*MATERIAL SHOWN:*
##########
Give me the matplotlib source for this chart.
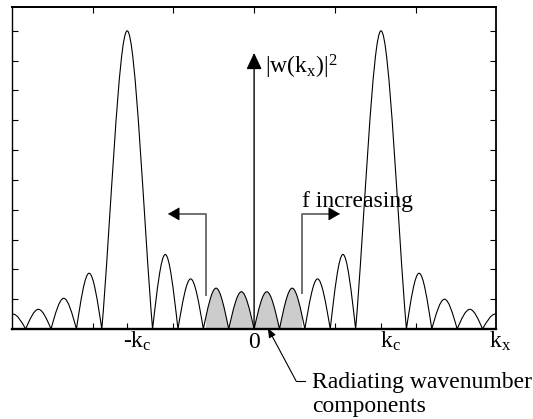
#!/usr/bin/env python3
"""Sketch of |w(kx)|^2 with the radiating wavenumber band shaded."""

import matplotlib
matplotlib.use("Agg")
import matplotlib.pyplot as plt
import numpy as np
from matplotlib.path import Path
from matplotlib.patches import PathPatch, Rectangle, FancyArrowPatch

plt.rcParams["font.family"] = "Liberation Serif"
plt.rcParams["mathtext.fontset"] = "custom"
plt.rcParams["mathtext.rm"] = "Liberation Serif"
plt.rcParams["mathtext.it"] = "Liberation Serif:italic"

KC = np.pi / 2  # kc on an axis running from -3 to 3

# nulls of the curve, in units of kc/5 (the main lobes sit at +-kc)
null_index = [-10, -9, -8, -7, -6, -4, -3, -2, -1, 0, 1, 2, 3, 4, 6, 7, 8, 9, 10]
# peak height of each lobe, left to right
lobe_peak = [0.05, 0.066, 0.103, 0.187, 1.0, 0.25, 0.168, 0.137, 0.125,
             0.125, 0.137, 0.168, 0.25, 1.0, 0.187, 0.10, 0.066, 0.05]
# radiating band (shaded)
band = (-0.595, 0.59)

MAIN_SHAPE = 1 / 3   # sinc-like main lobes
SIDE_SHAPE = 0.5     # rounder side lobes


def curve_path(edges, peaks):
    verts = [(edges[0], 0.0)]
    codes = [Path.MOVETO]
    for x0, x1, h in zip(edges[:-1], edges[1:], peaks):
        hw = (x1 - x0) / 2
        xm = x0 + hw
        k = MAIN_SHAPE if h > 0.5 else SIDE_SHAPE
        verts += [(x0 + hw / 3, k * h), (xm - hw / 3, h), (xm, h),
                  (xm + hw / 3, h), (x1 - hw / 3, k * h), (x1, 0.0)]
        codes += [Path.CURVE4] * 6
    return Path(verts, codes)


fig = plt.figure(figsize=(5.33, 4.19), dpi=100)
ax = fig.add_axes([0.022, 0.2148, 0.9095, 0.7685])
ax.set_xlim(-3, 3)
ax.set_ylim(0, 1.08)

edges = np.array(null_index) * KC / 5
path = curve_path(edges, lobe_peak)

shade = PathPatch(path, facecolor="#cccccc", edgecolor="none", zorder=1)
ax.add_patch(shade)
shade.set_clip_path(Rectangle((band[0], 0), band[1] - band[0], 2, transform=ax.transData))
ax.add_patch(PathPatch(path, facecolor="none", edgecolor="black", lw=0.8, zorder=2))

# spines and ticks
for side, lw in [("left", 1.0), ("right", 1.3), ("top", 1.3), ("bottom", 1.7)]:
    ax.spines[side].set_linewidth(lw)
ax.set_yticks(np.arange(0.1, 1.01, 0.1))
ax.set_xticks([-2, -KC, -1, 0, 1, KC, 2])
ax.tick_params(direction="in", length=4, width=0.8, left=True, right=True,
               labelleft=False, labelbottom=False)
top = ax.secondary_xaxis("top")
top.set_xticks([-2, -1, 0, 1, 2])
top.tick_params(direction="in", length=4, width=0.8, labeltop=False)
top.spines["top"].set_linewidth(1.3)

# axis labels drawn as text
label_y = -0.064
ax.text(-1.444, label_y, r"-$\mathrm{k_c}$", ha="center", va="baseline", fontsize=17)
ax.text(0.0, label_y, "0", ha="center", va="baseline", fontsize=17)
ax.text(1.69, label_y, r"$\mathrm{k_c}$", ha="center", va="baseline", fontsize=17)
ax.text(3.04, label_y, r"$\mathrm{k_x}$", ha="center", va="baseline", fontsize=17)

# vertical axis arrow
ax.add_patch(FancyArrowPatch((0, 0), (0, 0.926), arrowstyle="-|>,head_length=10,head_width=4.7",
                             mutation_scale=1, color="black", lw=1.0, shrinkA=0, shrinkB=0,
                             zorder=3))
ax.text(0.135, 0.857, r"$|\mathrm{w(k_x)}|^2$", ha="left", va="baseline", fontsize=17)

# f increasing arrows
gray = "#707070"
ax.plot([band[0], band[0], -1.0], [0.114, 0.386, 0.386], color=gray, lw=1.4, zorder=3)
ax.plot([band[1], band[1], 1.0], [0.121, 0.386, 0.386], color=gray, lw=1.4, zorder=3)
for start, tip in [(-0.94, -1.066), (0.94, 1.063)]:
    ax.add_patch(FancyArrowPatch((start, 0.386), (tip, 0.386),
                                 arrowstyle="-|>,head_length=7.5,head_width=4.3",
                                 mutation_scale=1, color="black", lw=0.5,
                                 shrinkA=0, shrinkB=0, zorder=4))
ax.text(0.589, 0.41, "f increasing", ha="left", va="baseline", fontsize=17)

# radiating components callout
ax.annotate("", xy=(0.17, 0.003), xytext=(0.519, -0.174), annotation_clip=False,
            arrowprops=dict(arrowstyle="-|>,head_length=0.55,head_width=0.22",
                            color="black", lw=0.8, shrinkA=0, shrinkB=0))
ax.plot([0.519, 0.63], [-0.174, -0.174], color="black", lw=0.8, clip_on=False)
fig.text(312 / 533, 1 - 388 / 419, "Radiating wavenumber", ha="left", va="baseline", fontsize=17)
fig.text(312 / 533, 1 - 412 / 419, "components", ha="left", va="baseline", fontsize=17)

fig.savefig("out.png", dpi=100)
##########
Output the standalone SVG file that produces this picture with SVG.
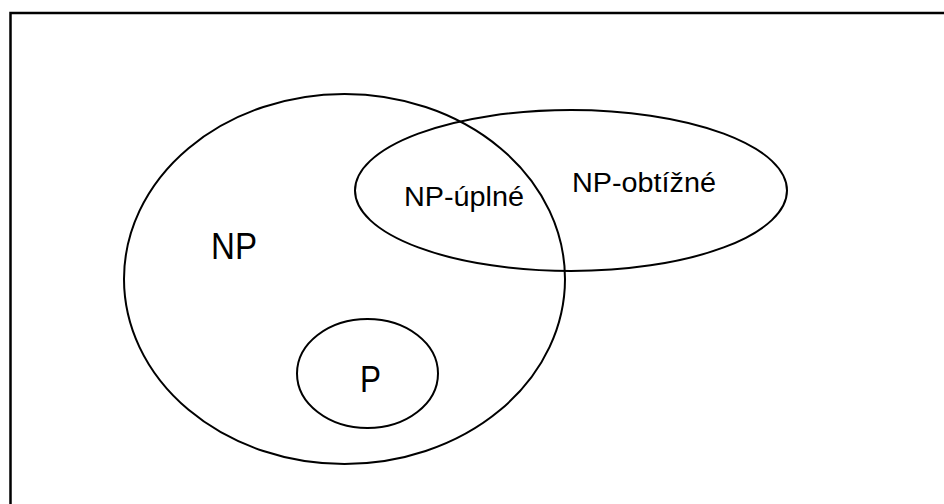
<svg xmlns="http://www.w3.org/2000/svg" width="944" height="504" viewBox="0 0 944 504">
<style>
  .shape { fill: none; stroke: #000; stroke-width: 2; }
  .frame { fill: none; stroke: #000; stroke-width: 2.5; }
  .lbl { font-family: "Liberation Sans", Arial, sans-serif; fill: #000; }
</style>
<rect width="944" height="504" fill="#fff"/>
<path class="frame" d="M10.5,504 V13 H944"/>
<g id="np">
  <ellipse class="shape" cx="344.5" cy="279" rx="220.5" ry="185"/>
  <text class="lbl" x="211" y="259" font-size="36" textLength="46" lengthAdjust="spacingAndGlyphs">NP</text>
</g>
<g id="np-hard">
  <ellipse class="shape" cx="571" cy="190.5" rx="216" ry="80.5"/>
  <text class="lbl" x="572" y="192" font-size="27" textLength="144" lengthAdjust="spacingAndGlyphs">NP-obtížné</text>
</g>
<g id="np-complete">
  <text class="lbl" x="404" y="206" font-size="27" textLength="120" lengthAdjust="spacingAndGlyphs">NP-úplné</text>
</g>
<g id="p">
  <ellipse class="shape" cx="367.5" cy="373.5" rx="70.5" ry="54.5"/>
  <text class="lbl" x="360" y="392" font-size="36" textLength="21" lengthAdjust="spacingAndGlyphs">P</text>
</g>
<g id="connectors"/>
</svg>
##########
*TASK TO COMPLETE:* Copy nothing but the lines above that run from the one with "Give me the matplotlib source for this chart." to the one with "KC = np.pi /", ends included; pictures stay out.

*WRITTEN RESPONSE:*
Give me the matplotlib source for this chart.
#!/usr/bin/env python3
"""Sketch of |w(kx)|^2 with the radiating wavenumber band shaded."""

import matplotlib
matplotlib.use("Agg")
import matplotlib.pyplot as plt
import numpy as np
from matplotlib.path import Path
from matplotlib.patches import PathPatch, Rectangle, FancyArrowPatch

plt.rcParams["font.family"] = "Liberation Serif"
plt.rcParams["mathtext.fontset"] = "custom"
plt.rcParams["mathtext.rm"] = "Liberation Serif"
plt.rcParams["mathtext.it"] = "Liberation Serif:italic"

KC = np.pi / 2  # kc on an axis running from -3 to 3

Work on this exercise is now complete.